• **Data provided**
===============
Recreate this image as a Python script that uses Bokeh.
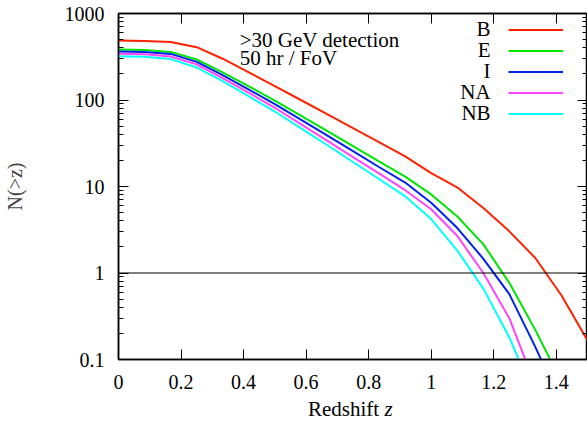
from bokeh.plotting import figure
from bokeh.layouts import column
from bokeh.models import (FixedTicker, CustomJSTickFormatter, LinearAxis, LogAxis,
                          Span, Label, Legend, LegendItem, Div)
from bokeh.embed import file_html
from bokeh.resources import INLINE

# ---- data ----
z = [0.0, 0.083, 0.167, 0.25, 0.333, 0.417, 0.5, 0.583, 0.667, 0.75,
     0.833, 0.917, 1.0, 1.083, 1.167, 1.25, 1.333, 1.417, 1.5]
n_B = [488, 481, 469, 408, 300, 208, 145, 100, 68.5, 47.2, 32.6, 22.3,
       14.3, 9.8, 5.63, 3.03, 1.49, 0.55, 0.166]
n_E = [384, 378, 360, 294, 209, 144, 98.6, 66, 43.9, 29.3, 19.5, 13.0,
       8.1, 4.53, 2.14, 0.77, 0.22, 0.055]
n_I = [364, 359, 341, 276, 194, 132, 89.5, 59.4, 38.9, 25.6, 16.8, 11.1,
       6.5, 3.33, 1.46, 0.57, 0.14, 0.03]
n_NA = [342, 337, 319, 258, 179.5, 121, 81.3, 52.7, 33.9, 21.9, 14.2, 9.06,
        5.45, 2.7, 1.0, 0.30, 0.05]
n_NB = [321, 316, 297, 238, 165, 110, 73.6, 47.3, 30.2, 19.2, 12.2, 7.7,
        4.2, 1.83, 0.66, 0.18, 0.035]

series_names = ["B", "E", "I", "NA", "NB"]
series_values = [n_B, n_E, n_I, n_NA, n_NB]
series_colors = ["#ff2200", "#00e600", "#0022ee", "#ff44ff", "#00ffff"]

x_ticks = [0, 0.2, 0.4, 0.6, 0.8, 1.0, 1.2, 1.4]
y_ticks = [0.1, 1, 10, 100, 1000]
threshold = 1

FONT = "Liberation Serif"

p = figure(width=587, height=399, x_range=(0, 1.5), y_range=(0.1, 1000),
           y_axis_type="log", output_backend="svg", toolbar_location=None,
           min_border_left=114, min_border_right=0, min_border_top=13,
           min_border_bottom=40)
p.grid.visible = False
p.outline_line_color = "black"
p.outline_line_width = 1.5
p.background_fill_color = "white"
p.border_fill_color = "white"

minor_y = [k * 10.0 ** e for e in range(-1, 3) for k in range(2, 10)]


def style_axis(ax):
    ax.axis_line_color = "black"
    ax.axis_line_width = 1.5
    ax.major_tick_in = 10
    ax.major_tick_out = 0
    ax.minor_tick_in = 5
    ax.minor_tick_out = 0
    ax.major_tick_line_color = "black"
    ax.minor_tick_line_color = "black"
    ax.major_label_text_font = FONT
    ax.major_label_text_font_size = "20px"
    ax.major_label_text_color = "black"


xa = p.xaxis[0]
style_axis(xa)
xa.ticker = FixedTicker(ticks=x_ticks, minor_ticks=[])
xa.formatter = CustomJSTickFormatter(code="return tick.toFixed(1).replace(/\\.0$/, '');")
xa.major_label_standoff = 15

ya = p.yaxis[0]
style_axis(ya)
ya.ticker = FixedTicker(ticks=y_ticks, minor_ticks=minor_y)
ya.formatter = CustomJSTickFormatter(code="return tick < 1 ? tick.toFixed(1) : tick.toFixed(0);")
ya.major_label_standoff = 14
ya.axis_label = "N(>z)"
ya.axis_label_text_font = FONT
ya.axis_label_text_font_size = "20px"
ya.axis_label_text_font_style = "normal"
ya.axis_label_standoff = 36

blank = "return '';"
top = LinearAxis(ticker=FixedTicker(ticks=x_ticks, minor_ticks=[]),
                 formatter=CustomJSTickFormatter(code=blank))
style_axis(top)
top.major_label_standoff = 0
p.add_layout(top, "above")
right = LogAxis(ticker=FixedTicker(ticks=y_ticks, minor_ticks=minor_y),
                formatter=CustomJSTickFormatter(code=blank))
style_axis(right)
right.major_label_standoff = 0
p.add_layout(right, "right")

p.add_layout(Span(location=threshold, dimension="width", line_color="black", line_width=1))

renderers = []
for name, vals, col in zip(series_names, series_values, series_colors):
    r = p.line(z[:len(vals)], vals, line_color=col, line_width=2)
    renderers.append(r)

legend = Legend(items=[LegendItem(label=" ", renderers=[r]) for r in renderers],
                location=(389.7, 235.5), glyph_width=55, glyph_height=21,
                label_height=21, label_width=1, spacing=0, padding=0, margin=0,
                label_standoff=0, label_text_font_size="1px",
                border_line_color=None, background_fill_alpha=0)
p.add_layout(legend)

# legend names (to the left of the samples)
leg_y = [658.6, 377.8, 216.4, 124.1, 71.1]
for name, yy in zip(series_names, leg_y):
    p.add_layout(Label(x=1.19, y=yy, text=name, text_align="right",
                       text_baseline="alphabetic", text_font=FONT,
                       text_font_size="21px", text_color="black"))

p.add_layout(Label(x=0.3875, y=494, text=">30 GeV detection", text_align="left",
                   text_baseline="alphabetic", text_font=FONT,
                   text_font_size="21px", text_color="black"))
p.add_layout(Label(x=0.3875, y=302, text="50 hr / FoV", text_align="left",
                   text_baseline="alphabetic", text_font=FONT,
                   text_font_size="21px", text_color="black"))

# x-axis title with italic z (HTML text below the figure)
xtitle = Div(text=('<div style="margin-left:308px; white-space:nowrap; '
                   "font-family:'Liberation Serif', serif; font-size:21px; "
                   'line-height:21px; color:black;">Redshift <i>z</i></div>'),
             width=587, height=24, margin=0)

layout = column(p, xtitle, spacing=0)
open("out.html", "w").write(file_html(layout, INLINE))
===============
• **Work required**
Copy exactly the lines running from the beginning of the listing through the line that has "threshold = 1". Drop the pictures.

• **Answer to the exercise**
Recreate this image as a Python script that uses Bokeh.
from bokeh.plotting import figure
from bokeh.layouts import column
from bokeh.models import (FixedTicker, CustomJSTickFormatter, LinearAxis, LogAxis,
                          Span, Label, Legend, LegendItem, Div)
from bokeh.embed import file_html
from bokeh.resources import INLINE

# ---- data ----
z = [0.0, 0.083, 0.167, 0.25, 0.333, 0.417, 0.5, 0.583, 0.667, 0.75,
     0.833, 0.917, 1.0, 1.083, 1.167, 1.25, 1.333, 1.417, 1.5]
n_B = [488, 481, 469, 408, 300, 208, 145, 100, 68.5, 47.2, 32.6, 22.3,
       14.3, 9.8, 5.63, 3.03, 1.49, 0.55, 0.166]
n_E = [384, 378, 360, 294, 209, 144, 98.6, 66, 43.9, 29.3, 19.5, 13.0,
       8.1, 4.53, 2.14, 0.77, 0.22, 0.055]
n_I = [364, 359, 341, 276, 194, 132, 89.5, 59.4, 38.9, 25.6, 16.8, 11.1,
       6.5, 3.33, 1.46, 0.57, 0.14, 0.03]
n_NA = [342, 337, 319, 258, 179.5, 121, 81.3, 52.7, 33.9, 21.9, 14.2, 9.06,
        5.45, 2.7, 1.0, 0.30, 0.05]
n_NB = [321, 316, 297, 238, 165, 110, 73.6, 47.3, 30.2, 19.2, 12.2, 7.7,
        4.2, 1.83, 0.66, 0.18, 0.035]

series_names = ["B", "E", "I", "NA", "NB"]
series_values = [n_B, n_E, n_I, n_NA, n_NB]
series_colors = ["#ff2200", "#00e600", "#0022ee", "#ff44ff", "#00ffff"]

x_ticks = [0, 0.2, 0.4, 0.6, 0.8, 1.0, 1.2, 1.4]
y_ticks = [0.1, 1, 10, 100, 1000]
threshold = 1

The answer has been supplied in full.